GOP senator: 'We were there' on immigration before talks got derailed

The Hill
By Rafael Bernal and Niv Elis
April 25, 2018

Sen. Susan Collins (R-Maine) asserted Wednesday that the Senate had enough votes to pass an immigration bill in February but talks were derailed by the administration.

Collins said during a Senate Appropriations hearing that an immigration deal fell apart after the Department of Homeland Security issued a “misleading” memo and President Trump threatened to veto the bill.

“We were there,” said Collins, who pushed to secure support for legislation earlier this year. “At one point I could count the 60 votes.”

The Senate voted on four separate proposals in February, after Majority Leader Mitch McConnell (R-Ky.) promised to bring immigration bills to the floor to end a short-lived government shutdown led by Democrats.

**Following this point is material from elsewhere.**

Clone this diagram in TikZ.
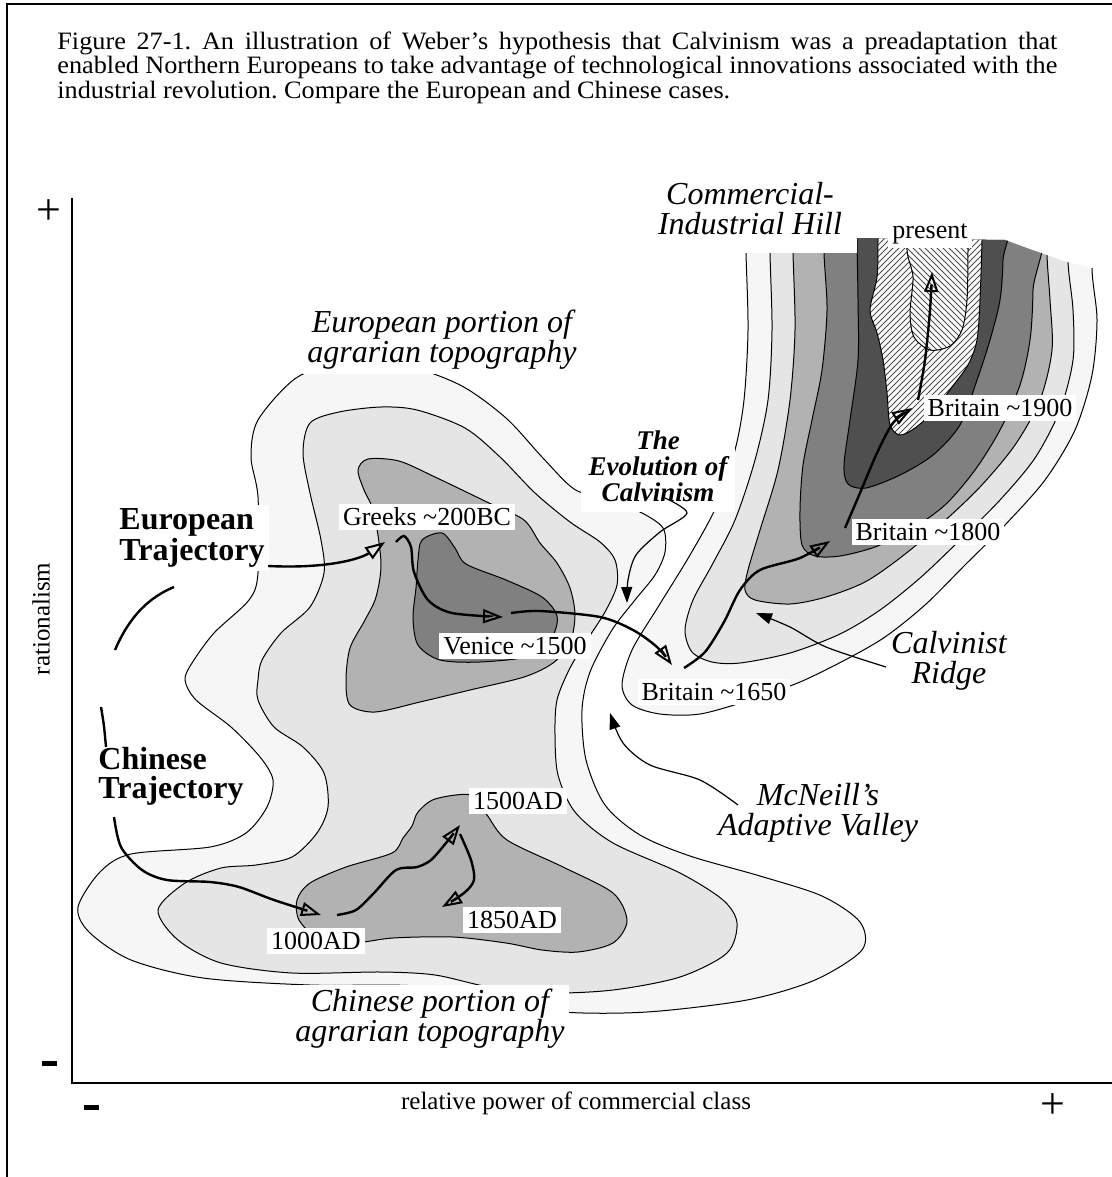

But all four proposals fell short of the 60 votes necessary to advance.

Lawmakers voted on a flurry of immigration measures after Trump canceled the Deferred Action for Childhood Arrivals (DACA) program in September.

Trump gave Congress until March to find a legislative replacement for DACA, but neither chamber has passed a bill and the House has yet to vote on any proposal.

Several court rulings have kept the Obama-era program in place as lawmakers have weighed efforts to enshrine the protections in law.

Attorney General Jeff Sessions told Collins during the Senate panel hearing Wednesday that it’s “unfortunate” an immigration bill hasn’t come together, but added that a deal on DACA is still possible.

“Look, I’ll be frank. My view is a plan that would end the illegality, along with some relief for the DACA young people, is possible. It can be done,” said Sessions, who has maintained a hard-line position on illegal immigration.

Of the four bills that the Senate voted on earlier this year, a centrist, bipartisan measure got the most votes (54-45), but it failed to overcome the chamber’s 60-vote threshold.

Collins hosted bipartisan talks that produced that proposal, which Trump threatened to veto because it did not cover all four “pillars” of the White House immigration proposal.

Still, the centrist approach outperformed all other proposals. Trump’s proposal received the fewest votes, with 14 GOP senators and all but three Democrats opposing it.